Exactly reproduce the lines of the listing below from the one containing "Emit a Python" through the one containing "Y_RANGE = [-0.19, 6.61]". Skip the images.

# START OF Records

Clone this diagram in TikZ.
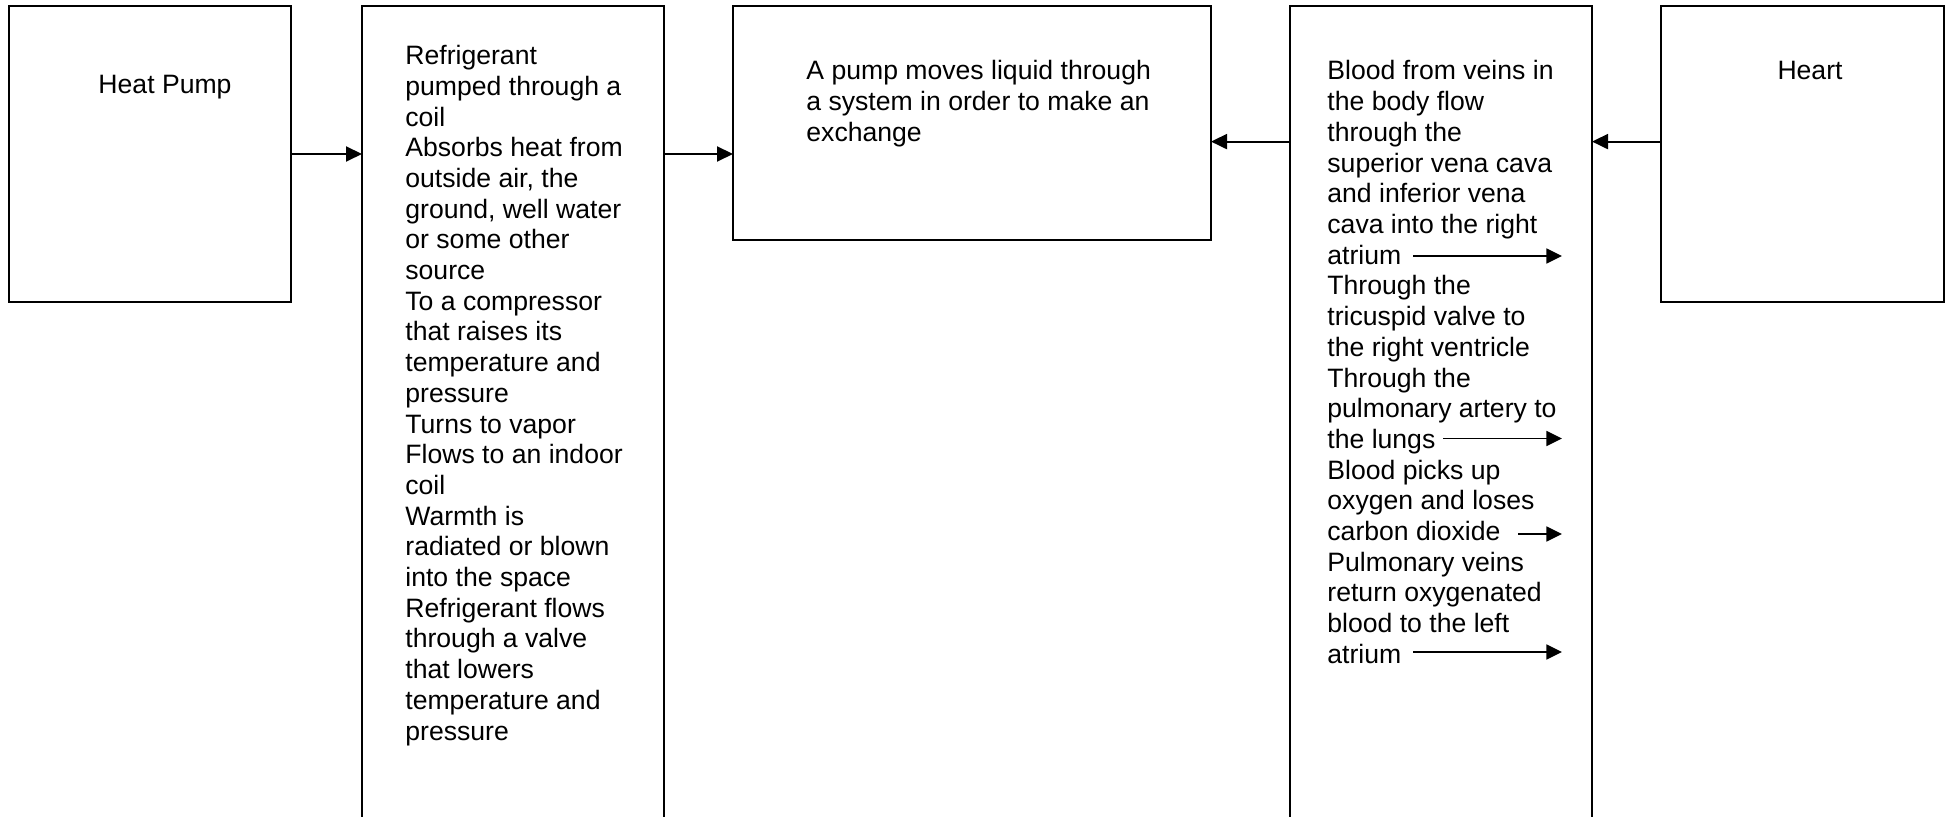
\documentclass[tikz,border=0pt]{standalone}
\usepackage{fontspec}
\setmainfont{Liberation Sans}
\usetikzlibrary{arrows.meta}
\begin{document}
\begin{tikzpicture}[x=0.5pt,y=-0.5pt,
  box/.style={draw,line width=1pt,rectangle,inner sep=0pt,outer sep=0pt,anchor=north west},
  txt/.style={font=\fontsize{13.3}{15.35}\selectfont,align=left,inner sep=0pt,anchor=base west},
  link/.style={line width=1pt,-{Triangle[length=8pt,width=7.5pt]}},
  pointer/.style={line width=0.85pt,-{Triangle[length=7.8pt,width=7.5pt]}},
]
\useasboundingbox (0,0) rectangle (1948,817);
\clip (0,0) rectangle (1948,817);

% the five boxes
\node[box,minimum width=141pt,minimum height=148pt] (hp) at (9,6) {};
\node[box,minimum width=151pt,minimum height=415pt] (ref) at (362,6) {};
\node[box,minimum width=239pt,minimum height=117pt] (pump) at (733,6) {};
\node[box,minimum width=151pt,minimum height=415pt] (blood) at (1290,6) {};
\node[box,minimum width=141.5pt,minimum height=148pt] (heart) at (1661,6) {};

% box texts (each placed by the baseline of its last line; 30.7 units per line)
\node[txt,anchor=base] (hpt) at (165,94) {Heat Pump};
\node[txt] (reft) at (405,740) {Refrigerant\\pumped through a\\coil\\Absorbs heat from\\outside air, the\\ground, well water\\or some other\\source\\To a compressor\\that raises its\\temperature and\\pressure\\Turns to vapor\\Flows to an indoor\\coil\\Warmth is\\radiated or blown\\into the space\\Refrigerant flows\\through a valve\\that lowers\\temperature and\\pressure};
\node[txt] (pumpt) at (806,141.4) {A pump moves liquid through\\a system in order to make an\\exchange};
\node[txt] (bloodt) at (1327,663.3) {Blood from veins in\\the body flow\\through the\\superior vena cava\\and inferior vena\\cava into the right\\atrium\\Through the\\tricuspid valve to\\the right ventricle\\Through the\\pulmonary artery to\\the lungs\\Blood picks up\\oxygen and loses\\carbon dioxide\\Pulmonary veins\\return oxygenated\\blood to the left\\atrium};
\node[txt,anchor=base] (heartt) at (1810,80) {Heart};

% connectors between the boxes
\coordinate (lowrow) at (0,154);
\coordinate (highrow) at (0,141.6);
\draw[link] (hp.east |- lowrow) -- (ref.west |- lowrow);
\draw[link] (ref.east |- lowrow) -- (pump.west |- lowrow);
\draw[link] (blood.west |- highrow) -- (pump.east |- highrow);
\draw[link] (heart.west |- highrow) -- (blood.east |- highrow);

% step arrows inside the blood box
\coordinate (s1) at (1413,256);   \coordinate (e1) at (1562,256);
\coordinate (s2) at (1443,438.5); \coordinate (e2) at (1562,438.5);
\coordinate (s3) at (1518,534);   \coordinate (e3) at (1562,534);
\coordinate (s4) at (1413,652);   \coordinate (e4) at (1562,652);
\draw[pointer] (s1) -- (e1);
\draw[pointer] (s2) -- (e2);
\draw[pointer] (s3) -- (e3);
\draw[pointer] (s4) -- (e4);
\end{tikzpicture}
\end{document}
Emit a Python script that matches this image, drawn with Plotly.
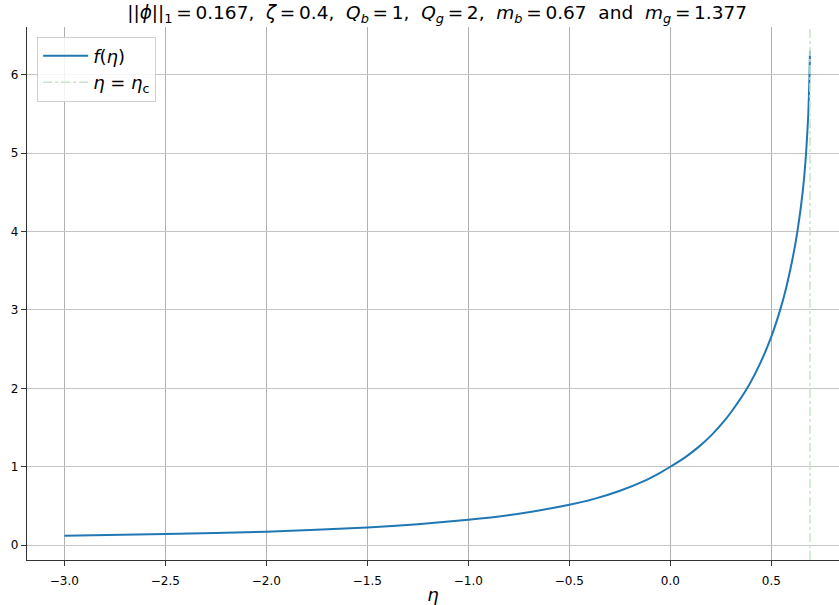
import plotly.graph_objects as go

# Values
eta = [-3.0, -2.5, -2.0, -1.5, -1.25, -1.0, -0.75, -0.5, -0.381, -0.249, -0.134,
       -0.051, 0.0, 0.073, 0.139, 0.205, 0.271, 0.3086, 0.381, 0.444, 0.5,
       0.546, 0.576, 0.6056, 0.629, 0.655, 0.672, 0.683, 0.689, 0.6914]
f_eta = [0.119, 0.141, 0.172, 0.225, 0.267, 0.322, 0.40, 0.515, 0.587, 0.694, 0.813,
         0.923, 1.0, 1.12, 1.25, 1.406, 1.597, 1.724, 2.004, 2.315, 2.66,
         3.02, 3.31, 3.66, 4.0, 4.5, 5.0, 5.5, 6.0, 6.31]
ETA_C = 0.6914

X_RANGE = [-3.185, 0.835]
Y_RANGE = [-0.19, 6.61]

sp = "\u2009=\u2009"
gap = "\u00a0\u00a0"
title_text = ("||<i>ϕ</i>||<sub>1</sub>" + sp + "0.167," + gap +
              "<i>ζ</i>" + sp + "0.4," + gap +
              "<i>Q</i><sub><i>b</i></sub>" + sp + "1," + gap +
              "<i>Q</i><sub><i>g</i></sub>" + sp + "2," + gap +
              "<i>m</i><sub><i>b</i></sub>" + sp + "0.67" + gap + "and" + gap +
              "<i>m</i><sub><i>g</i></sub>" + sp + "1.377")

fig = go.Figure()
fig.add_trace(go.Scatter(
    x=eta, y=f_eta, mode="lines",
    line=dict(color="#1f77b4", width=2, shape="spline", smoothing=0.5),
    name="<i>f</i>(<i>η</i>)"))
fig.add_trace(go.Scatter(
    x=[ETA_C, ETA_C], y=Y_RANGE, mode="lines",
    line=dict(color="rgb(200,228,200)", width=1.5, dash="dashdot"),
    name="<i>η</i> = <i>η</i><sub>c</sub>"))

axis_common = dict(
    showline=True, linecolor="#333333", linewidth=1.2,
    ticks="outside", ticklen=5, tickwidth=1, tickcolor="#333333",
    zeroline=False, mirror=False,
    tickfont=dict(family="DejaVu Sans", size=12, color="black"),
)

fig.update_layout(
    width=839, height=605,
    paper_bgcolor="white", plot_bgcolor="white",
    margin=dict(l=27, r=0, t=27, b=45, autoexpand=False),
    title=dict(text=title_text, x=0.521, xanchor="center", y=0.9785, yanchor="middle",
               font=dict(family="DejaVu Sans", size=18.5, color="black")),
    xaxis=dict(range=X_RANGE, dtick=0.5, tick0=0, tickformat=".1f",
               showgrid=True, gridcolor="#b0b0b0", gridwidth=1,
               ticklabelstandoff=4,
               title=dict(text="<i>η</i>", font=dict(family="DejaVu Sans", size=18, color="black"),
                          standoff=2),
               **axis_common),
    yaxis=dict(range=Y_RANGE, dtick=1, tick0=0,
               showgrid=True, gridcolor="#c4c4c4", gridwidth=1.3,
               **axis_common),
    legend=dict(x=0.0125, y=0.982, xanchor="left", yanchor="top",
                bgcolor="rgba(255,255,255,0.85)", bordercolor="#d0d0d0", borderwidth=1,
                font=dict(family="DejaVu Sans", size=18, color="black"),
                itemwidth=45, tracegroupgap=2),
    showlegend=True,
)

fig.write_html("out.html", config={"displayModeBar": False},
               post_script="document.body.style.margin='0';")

# END OF Records

▸ **Exercise solution**
Emit a Python script that matches this image, drawn with Plotly.
import plotly.graph_objects as go

# Values
eta = [-3.0, -2.5, -2.0, -1.5, -1.25, -1.0, -0.75, -0.5, -0.381, -0.249, -0.134,
       -0.051, 0.0, 0.073, 0.139, 0.205, 0.271, 0.3086, 0.381, 0.444, 0.5,
       0.546, 0.576, 0.6056, 0.629, 0.655, 0.672, 0.683, 0.689, 0.6914]
f_eta = [0.119, 0.141, 0.172, 0.225, 0.267, 0.322, 0.40, 0.515, 0.587, 0.694, 0.813,
         0.923, 1.0, 1.12, 1.25, 1.406, 1.597, 1.724, 2.004, 2.315, 2.66,
         3.02, 3.31, 3.66, 4.0, 4.5, 5.0, 5.5, 6.0, 6.31]
ETA_C = 0.6914

X_RANGE = [-3.185, 0.835]
Y_RANGE = [-0.19, 6.61]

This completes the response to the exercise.